Copy all of the material word for word, except for the pictures.

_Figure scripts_
+---+
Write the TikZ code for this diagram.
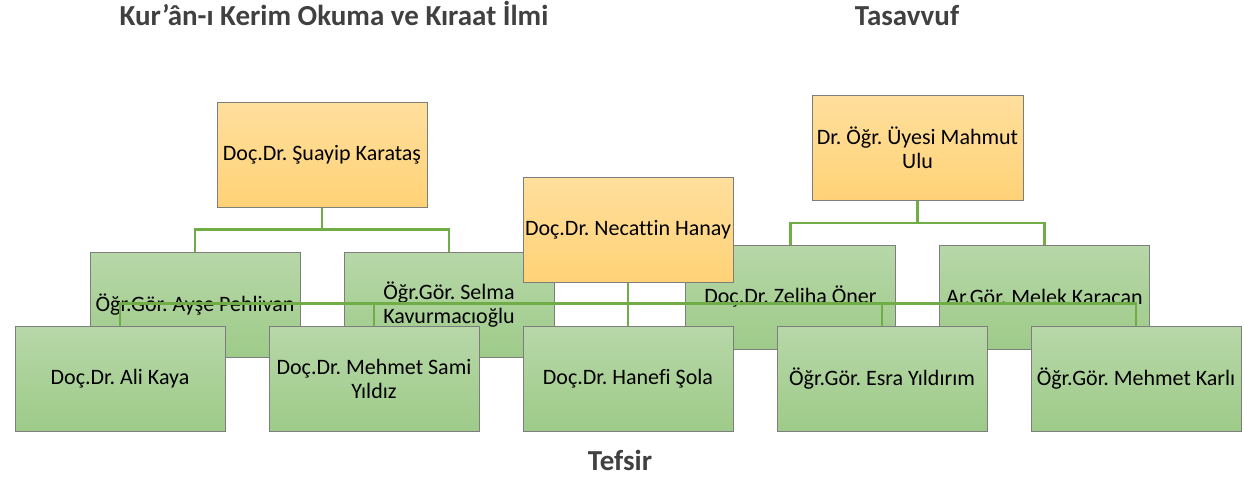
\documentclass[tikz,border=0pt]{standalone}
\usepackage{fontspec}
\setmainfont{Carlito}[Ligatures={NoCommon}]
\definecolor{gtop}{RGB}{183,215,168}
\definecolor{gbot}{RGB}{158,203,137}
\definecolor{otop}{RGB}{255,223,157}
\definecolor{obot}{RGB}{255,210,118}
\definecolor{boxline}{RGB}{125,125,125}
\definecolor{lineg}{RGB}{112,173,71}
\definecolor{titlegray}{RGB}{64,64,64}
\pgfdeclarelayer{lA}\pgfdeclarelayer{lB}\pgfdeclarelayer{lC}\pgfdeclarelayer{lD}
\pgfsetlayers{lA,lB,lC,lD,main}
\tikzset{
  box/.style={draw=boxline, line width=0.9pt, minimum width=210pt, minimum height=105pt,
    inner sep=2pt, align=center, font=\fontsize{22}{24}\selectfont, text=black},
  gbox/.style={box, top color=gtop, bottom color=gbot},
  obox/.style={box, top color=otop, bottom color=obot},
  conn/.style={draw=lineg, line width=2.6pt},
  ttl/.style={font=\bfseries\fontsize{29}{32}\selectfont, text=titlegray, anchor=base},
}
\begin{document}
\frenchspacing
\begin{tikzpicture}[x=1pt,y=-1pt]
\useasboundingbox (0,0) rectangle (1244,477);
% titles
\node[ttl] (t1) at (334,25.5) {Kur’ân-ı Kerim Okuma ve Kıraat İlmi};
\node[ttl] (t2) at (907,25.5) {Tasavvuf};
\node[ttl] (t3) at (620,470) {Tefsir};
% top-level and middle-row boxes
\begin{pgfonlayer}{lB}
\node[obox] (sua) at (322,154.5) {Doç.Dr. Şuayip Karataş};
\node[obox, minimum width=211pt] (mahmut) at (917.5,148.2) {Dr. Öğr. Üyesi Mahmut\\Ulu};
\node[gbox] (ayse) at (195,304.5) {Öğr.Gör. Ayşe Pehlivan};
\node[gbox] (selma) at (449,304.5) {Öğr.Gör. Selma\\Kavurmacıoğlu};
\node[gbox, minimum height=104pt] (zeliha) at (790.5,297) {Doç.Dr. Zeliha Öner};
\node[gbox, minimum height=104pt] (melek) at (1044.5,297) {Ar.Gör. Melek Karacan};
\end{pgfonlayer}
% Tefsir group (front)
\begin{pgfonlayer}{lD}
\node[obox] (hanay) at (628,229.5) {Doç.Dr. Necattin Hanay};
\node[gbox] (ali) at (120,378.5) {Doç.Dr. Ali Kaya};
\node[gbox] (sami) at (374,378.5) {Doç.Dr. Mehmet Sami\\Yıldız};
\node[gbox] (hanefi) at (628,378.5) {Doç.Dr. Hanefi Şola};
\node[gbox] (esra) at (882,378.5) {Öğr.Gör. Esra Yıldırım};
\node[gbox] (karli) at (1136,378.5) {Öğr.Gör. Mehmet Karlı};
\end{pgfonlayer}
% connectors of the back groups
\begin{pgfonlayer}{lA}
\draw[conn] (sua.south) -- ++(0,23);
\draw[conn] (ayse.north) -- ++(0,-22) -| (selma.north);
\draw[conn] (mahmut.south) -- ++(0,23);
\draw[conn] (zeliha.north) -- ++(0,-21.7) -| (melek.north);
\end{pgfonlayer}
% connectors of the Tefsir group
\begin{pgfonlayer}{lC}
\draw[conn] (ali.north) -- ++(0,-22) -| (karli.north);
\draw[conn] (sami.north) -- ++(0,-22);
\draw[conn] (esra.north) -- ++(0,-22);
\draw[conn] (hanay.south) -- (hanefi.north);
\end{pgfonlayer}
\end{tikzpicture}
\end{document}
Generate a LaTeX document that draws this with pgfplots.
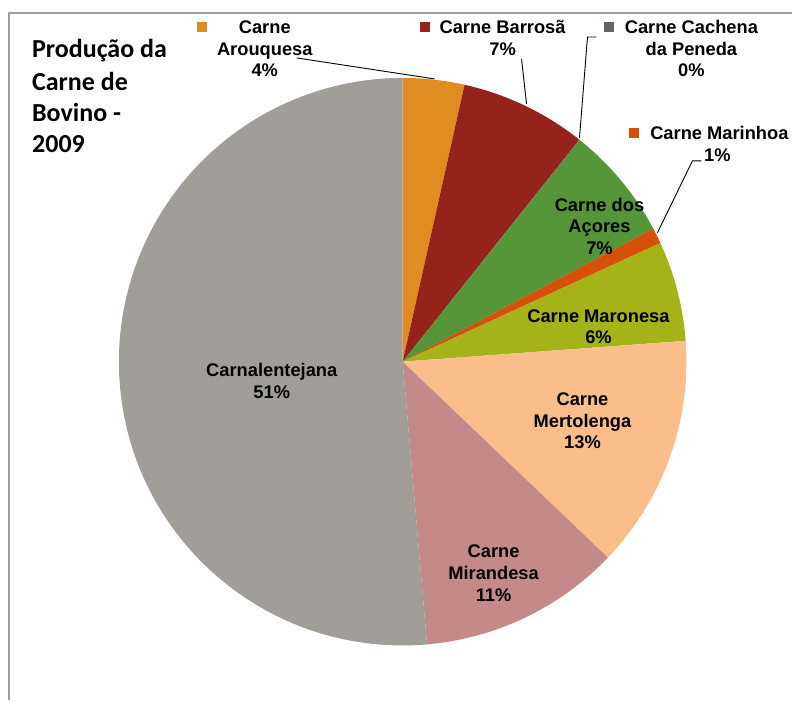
+---+
_RESULT BELOW_
Write the TikZ code for this diagram.
\documentclass[tikz,border=0pt]{standalone}
\usepackage{fontspec}
\setmainfont{Carlito}[Ligatures={NoCommon}]
\definecolor{gtop}{RGB}{183,215,168}
\definecolor{gbot}{RGB}{158,203,137}
\definecolor{otop}{RGB}{255,223,157}
\definecolor{obot}{RGB}{255,210,118}
\definecolor{boxline}{RGB}{125,125,125}
\definecolor{lineg}{RGB}{112,173,71}
\definecolor{titlegray}{RGB}{64,64,64}
\pgfdeclarelayer{lA}\pgfdeclarelayer{lB}\pgfdeclarelayer{lC}\pgfdeclarelayer{lD}
\pgfsetlayers{lA,lB,lC,lD,main}
\tikzset{
  box/.style={draw=boxline, line width=0.9pt, minimum width=210pt, minimum height=105pt,
    inner sep=2pt, align=center, font=\fontsize{22}{24}\selectfont, text=black},
  gbox/.style={box, top color=gtop, bottom color=gbot},
  obox/.style={box, top color=otop, bottom color=obot},
  conn/.style={draw=lineg, line width=2.6pt},
  ttl/.style={font=\bfseries\fontsize{29}{32}\selectfont, text=titlegray, anchor=base},
}
\begin{document}
\frenchspacing
\begin{tikzpicture}[x=1pt,y=-1pt]
\useasboundingbox (0,0) rectangle (1244,477);
% titles
\node[ttl] (t1) at (334,25.5) {Kur’ân-ı Kerim Okuma ve Kıraat İlmi};
\node[ttl] (t2) at (907,25.5) {Tasavvuf};
\node[ttl] (t3) at (620,470) {Tefsir};
% top-level and middle-row boxes
\begin{pgfonlayer}{lB}
\node[obox] (sua) at (322,154.5) {Doç.Dr. Şuayip Karataş};
\node[obox, minimum width=211pt] (mahmut) at (917.5,148.2) {Dr. Öğr. Üyesi Mahmut\\Ulu};
\node[gbox] (ayse) at (195,304.5) {Öğr.Gör. Ayşe Pehlivan};
\node[gbox] (selma) at (449,304.5) {Öğr.Gör. Selma\\Kavurmacıoğlu};
\node[gbox, minimum height=104pt] (zeliha) at (790.5,297) {Doç.Dr. Zeliha Öner};
\node[gbox, minimum height=104pt] (melek) at (1044.5,297) {Ar.Gör. Melek Karacan};
\end{pgfonlayer}
% Tefsir group (front)
\begin{pgfonlayer}{lD}
\node[obox] (hanay) at (628,229.5) {Doç.Dr. Necattin Hanay};
\node[gbox] (ali) at (120,378.5) {Doç.Dr. Ali Kaya};
\node[gbox] (sami) at (374,378.5) {Doç.Dr. Mehmet Sami\\Yıldız};
\node[gbox] (hanefi) at (628,378.5) {Doç.Dr. Hanefi Şola};
\node[gbox] (esra) at (882,378.5) {Öğr.Gör. Esra Yıldırım};
\node[gbox] (karli) at (1136,378.5) {Öğr.Gör. Mehmet Karlı};
\end{pgfonlayer}
% connectors of the back groups
\begin{pgfonlayer}{lA}
\draw[conn] (sua.south) -- ++(0,23);
\draw[conn] (ayse.north) -- ++(0,-22) -| (selma.north);
\draw[conn] (mahmut.south) -- ++(0,23);
\draw[conn] (zeliha.north) -- ++(0,-21.7) -| (melek.north);
\end{pgfonlayer}
% connectors of the Tefsir group
\begin{pgfonlayer}{lC}
\draw[conn] (ali.north) -- ++(0,-22) -| (karli.north);
\draw[conn] (sami.north) -- ++(0,-22);
\draw[conn] (esra.north) -- ++(0,-22);
\draw[conn] (hanay.south) -- (hanefi.north);
\end{pgfonlayer}
\end{tikzpicture}
\end{document}
Generate a LaTeX document that draws this with pgfplots.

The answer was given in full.